Atheist club formed with a ‘positive view’

By Kaitlyn Chornoby

Atheists at OU, a new student organization on campus, was formed this semester with the goal of educating others on being faithless in today’s society and to show that happiness and life fulfillment can be achieved without faith.

Jaimie Wall, a junior majoring in psychology, started the group after noticing there were several campus religious groups, but none specifically for atheism.

Wall said the goal of the group is to not only provide a venue for speakers, but to provide a place for atheist and other secular students on campus to meet, share stories and experience being there for each other.

The main objective of the group is to promote atheism in a positive light, Wall said.

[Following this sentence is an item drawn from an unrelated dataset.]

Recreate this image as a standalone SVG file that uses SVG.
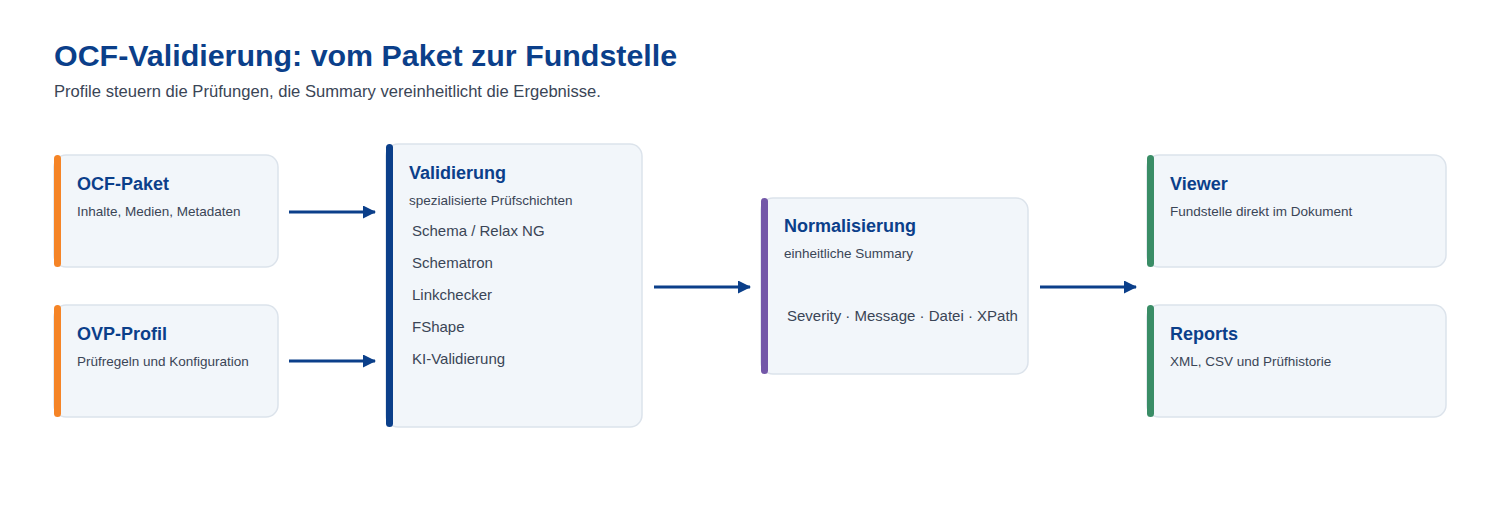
<svg xmlns="http://www.w3.org/2000/svg" width="1500" height="514" viewBox="0 0 1500 514">
<style>
  text { font-family: "Liberation Sans", Arial, sans-serif; }
  .h1 { font-size: 30.4px; font-weight: bold; fill: #0B3F8A; }
  .sub { font-size: 16.6px; fill: #3A4556; }
  .card { fill: #F2F6FA; stroke: #DCE3EB; stroke-width: 1.5; }
  .t { font-size: 18px; font-weight: bold; fill: #0B3F8A; }
  .d { font-size: 13.5px; fill: #3A4556; }
  .i { font-size: 15px; fill: #3A4556; }
  .edge { stroke: #0B3F8A; stroke-width: 3; fill: none; marker-end: url(#ah); }
</style>
<defs>
  <marker id="ah" viewBox="0 0 13 13" refX="12" refY="6.5" markerWidth="13" markerHeight="13" markerUnits="userSpaceOnUse" orient="auto">
    <path d="M0,0 L13,6.5 L0,13 z" fill="#0B3F8A"/>
  </marker>
</defs>
<rect width="1500" height="514" fill="#FFFFFF"/>
<text class="h1" x="54" y="66">OCF-Validierung: vom Paket zur Fundstelle</text>
<text class="sub" x="54" y="97">Profile steuern die Prüfungen, die Summary vereinheitlicht die Ergebnisse.</text>

<g id="connectors">
  <line class="edge" x1="289" y1="212" x2="375" y2="212"/>
  <line class="edge" x1="289" y1="361" x2="375" y2="361"/>
  <line class="edge" x1="654" y1="287" x2="750" y2="287"/>
  <line class="edge" x1="1040" y1="287" x2="1136" y2="287"/>
</g>

<g id="ocf-paket">
  <rect class="card" x="54" y="155" width="224" height="112" rx="12"/>
  <rect x="54" y="155" width="7" height="112" rx="3.5" fill="#F58426"/>
  <text class="t" x="77" y="190">OCF-Paket</text>
  <text class="d" x="77" y="216">Inhalte, Medien, Metadaten</text>
</g>

<g id="ovp-profil">
  <rect class="card" x="54" y="305" width="224" height="112" rx="12"/>
  <rect x="54" y="305" width="7" height="112" rx="3.5" fill="#F58426"/>
  <text class="t" x="77" y="340">OVP-Profil</text>
  <text class="d" x="77" y="366">Prüfregeln und Konfiguration</text>
</g>

<g id="validierung">
  <rect class="card" x="386" y="144" width="256" height="283" rx="12"/>
  <rect x="386" y="144" width="7" height="283" rx="3.5" fill="#0B3F8A"/>
  <text class="t" x="409" y="179">Validierung</text>
  <text class="d" x="409" y="205">spezialisierte Prüfschichten</text>
  <text class="i" x="412" y="236">Schema / Relax NG</text>
  <text class="i" x="412" y="268">Schematron</text>
  <text class="i" x="412" y="300">Linkchecker</text>
  <text class="i" x="412" y="332">FShape</text>
  <text class="i" x="412" y="364">KI-Validierung</text>
</g>

<g id="normalisierung">
  <rect class="card" x="761" y="198" width="267" height="176" rx="12"/>
  <rect x="761" y="198" width="7" height="176" rx="3.5" fill="#7357A8"/>
  <text class="t" x="784" y="232">Normalisierung</text>
  <text class="d" x="784" y="258">einheitliche Summary</text>
  <text class="i" x="787" y="321">Severity · Message · Datei · XPath</text>
</g>

<g id="viewer">
  <rect class="card" x="1147" y="155" width="299" height="112" rx="12"/>
  <rect x="1147" y="155" width="7" height="112" rx="3.5" fill="#3A8D66"/>
  <text class="t" x="1170" y="190">Viewer</text>
  <text class="d" x="1170" y="216">Fundstelle direkt im Dokument</text>
</g>

<g id="reports">
  <rect class="card" x="1147" y="305" width="299" height="112" rx="12"/>
  <rect x="1147" y="305" width="7" height="112" rx="3.5" fill="#3A8D66"/>
  <text class="t" x="1170" y="340">Reports</text>
  <text class="d" x="1170" y="366">XML, CSV und Prüfhistorie</text>
</g>
</svg>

“You hear the term ‘angry atheists’ a lot,” Wall said. “We’re not bad people; we believe in the rights of all people. It’s really important to us that we get the point across that you can be a good person and not believe in God. Human goodness comes from good thinking and not religion, necessarily.”

After holding a table in the OC for two hours, Wall said they received several inquiries from interested students, ranging from those who share their beliefs to those of faith with questions.

Wall said the table extracted a positive and interested response from Oakland’s community.

“We’re not here to stamp out anyone’s beliefs,” Wall said. “We’re just here for people who don’t believe what the majority generally believes.”

Pam Hester, the president of Agape University Ministry, a Christian organization on campus, said that she recognizes Atheists at OU’s right to gather, even if they may not see eye to eye.

“Part of the beauty of a university setting is the hundreds of opportunities that we have to learn from one another, and that’s only because of all the students’ and professors’ different intellectual backgrounds, personalities and opinions,” Hester said.

Wall said the group welcomes members of faith to join their events and encourages students to “make up their own minds” about the group.

“We would love for people of different faiths to come to meetings, because it gives us insight on why they believe what they do and gives them a better understanding as well,” Wall said. “We hope everyone can come to the agreement that we can all believe what we want to believe, but you can’t force it on other people.”

According to Wall, the group is very interested in separation of church and state and how religion is integrated into the political system.

“The reason certain people can’t do things is because they don’t agree with a certain religion,” she said. “Maybe they want to marry who they want, but they can’t due to the political system. It’s important to us that we say, ‘You are so welcome to believe whatever you believe, and I will fight for your right to believe that!’ But it’s also important that the people who do not subscribe to those beliefs do not have to live by them.”

Although the group has only been a student organization for approximately a month and a half, they hosted two tables and a Darwin Day party, which Wall said was a very successful event.

Resulting in standing room only, students gathered to listen to faculty speak about Charles Darwin while enjoying food and a film showing. Wall said a member of the group even dressed up as Charles Darwin for the event.

For future events, the group hopes to co-sponsor an event with the Center for Inquiry, a Michigan-based secular group, at the end of March. They also hope to hold forums, bringing different departments together for discussion.

Wall said events will be designed to inform students and present ways for the members to communicate with each other to have shared experiences.

Focused on a positive view, Wall said a strong desire among the group is to hold charity events to raise money for shelters in the local area. For the last event of the year, the organization plans to hold a canned food drive.

Because there is not a huge presence of atheism in the area, retired professor Richard Dawkins, a popular secular speaker out of Oxford, England, has offered to come to Oakland University. According to Wall, Dawkins is reaching out to OU because it is important to him that students are involved. Dawkins is expected to speak at the O’rena in October.

Currently, Atheists at OU meet every other Thursday in the conference room in Pryale Hall from 10-11 a.m. Its next meeting is this Thursday.

“Even if you take one shred of what we say to heart, religious or not, mission accomplished for us,” Wall said. “We want an open mind and to encourage people to think reasonably.”